Aim of the exercise —
Working from the top of the listing below, retype each line through the line containing "const fmt = v", both included, with no pictures.

Recorded information —
————————

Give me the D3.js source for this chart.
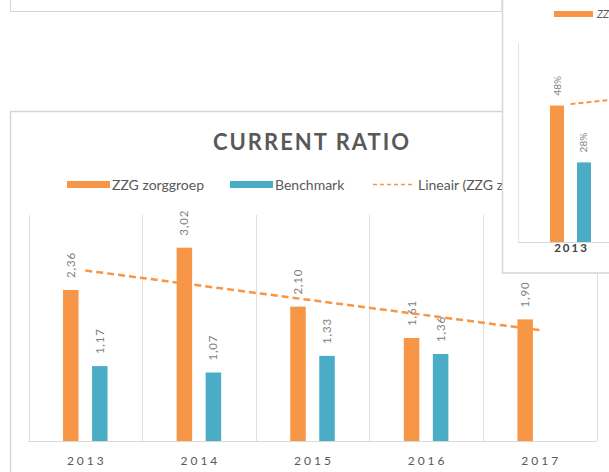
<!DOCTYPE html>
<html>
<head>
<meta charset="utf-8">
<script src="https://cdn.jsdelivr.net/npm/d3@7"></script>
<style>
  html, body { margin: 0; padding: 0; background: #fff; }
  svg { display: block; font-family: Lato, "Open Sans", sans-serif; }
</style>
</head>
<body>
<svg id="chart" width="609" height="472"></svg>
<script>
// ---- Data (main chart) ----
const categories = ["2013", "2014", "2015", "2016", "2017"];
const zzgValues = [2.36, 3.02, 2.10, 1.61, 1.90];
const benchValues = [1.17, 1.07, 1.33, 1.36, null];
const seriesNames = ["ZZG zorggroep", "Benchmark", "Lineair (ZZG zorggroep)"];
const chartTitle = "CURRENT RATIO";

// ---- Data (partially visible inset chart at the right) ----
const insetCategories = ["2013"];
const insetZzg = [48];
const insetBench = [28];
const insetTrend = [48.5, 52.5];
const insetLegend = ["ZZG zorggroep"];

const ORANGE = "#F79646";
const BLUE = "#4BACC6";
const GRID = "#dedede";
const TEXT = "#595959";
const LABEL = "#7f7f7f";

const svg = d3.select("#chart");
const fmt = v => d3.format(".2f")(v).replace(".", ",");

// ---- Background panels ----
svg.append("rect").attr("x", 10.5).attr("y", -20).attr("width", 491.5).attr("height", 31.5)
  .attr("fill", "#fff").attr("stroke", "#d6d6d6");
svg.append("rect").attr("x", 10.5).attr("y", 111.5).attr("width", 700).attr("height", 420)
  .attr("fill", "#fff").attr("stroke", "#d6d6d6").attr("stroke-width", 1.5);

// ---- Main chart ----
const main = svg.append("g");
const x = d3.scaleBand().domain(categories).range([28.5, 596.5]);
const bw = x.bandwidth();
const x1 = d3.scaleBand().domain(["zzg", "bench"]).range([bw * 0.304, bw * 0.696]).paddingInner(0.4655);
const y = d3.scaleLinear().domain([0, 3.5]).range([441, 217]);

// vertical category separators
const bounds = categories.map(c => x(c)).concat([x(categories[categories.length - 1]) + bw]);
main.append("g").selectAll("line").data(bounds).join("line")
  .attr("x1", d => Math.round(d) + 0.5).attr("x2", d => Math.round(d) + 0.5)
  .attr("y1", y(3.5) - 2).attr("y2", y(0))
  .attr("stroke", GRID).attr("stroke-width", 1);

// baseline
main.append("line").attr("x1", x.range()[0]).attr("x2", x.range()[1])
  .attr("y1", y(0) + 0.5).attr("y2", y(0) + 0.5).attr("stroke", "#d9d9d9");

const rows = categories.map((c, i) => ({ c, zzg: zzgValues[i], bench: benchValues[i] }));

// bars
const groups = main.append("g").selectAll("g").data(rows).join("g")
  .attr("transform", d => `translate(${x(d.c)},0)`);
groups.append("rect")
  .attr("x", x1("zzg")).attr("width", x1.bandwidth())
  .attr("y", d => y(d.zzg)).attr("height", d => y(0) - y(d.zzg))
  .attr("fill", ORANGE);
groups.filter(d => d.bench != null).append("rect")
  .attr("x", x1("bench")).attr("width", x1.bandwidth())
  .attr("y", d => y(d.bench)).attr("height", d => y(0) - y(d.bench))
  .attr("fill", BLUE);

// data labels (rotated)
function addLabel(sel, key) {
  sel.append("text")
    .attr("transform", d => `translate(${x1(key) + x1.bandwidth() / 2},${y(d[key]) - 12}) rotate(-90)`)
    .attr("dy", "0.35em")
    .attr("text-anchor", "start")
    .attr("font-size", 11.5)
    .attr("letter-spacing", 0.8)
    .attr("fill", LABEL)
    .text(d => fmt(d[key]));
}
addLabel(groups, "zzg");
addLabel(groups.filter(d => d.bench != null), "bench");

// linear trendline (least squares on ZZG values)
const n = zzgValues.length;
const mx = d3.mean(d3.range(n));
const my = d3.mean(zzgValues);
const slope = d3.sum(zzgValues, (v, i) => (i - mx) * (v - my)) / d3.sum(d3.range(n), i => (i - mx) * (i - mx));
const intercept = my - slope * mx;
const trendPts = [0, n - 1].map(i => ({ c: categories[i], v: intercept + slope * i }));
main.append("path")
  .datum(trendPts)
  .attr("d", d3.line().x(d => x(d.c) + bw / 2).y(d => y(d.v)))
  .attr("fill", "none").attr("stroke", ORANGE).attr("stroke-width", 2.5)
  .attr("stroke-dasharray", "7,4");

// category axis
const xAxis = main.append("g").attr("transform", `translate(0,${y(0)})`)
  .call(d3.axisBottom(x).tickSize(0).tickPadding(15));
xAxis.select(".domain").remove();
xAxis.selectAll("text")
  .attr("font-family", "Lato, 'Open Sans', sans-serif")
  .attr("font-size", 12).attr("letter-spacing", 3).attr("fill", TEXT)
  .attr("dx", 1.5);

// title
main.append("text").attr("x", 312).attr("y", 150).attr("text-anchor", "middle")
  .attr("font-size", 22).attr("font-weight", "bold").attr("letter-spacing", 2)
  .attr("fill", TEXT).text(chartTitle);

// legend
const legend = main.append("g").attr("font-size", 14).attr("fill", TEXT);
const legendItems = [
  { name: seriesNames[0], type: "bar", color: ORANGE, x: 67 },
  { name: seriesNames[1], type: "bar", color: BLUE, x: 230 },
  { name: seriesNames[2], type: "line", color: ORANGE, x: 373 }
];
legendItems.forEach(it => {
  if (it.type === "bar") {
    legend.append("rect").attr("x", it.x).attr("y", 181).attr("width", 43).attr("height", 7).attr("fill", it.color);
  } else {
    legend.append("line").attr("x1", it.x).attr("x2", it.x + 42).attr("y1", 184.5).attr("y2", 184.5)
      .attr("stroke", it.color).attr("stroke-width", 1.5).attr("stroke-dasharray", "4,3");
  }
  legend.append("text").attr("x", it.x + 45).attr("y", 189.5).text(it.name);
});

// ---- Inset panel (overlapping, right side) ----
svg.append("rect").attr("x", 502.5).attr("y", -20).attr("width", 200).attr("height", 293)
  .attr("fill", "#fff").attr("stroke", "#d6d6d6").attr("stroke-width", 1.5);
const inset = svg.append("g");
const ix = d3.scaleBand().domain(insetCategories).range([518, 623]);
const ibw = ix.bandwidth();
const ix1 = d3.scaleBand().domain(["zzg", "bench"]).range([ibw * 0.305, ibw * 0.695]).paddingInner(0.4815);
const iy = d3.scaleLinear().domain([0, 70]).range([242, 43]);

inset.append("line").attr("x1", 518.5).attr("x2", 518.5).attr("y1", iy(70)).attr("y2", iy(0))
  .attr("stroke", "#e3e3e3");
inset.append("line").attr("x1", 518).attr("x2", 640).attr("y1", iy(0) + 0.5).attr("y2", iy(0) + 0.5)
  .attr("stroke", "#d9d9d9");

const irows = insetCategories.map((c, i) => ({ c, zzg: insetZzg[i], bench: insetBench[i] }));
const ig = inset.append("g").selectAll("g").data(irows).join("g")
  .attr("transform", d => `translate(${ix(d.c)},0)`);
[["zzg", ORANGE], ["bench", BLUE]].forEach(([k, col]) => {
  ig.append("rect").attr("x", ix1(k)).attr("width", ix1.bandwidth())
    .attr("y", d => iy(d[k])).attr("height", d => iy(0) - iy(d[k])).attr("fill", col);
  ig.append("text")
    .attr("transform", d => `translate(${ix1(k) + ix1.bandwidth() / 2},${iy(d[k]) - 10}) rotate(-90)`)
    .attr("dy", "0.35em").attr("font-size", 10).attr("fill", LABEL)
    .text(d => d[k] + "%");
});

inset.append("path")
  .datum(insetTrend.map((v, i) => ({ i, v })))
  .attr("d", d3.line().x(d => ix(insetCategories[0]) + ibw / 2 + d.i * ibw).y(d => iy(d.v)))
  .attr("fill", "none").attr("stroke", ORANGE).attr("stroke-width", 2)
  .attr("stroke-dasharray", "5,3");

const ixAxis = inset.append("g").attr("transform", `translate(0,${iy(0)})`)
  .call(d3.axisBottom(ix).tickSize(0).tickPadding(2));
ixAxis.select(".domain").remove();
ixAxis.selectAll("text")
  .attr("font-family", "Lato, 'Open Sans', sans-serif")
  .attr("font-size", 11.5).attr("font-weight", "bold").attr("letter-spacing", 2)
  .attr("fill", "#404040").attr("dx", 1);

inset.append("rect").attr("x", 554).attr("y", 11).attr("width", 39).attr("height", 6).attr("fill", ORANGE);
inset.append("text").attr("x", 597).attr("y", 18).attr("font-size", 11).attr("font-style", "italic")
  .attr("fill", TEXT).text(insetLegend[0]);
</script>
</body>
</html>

————————

Solution to this task —
Give me the D3.js source for this chart.
<!DOCTYPE html>
<html>
<head>
<meta charset="utf-8">
<script src="https://cdn.jsdelivr.net/npm/d3@7"></script>
<style>
  html, body { margin: 0; padding: 0; background: #fff; }
  svg { display: block; font-family: Lato, "Open Sans", sans-serif; }
</style>
</head>
<body>
<svg id="chart" width="609" height="472"></svg>
<script>
// ---- Data (main chart) ----
const categories = ["2013", "2014", "2015", "2016", "2017"];
const zzgValues = [2.36, 3.02, 2.10, 1.61, 1.90];
const benchValues = [1.17, 1.07, 1.33, 1.36, null];
const seriesNames = ["ZZG zorggroep", "Benchmark", "Lineair (ZZG zorggroep)"];
const chartTitle = "CURRENT RATIO";

// ---- Data (partially visible inset chart at the right) ----
const insetCategories = ["2013"];
const insetZzg = [48];
const insetBench = [28];
const insetTrend = [48.5, 52.5];
const insetLegend = ["ZZG zorggroep"];

const ORANGE = "#F79646";
const BLUE = "#4BACC6";
const GRID = "#dedede";
const TEXT = "#595959";
const LABEL = "#7f7f7f";

const svg = d3.select("#chart");
const fmt = v => d3.format(".2f")(v).replace(".", ",");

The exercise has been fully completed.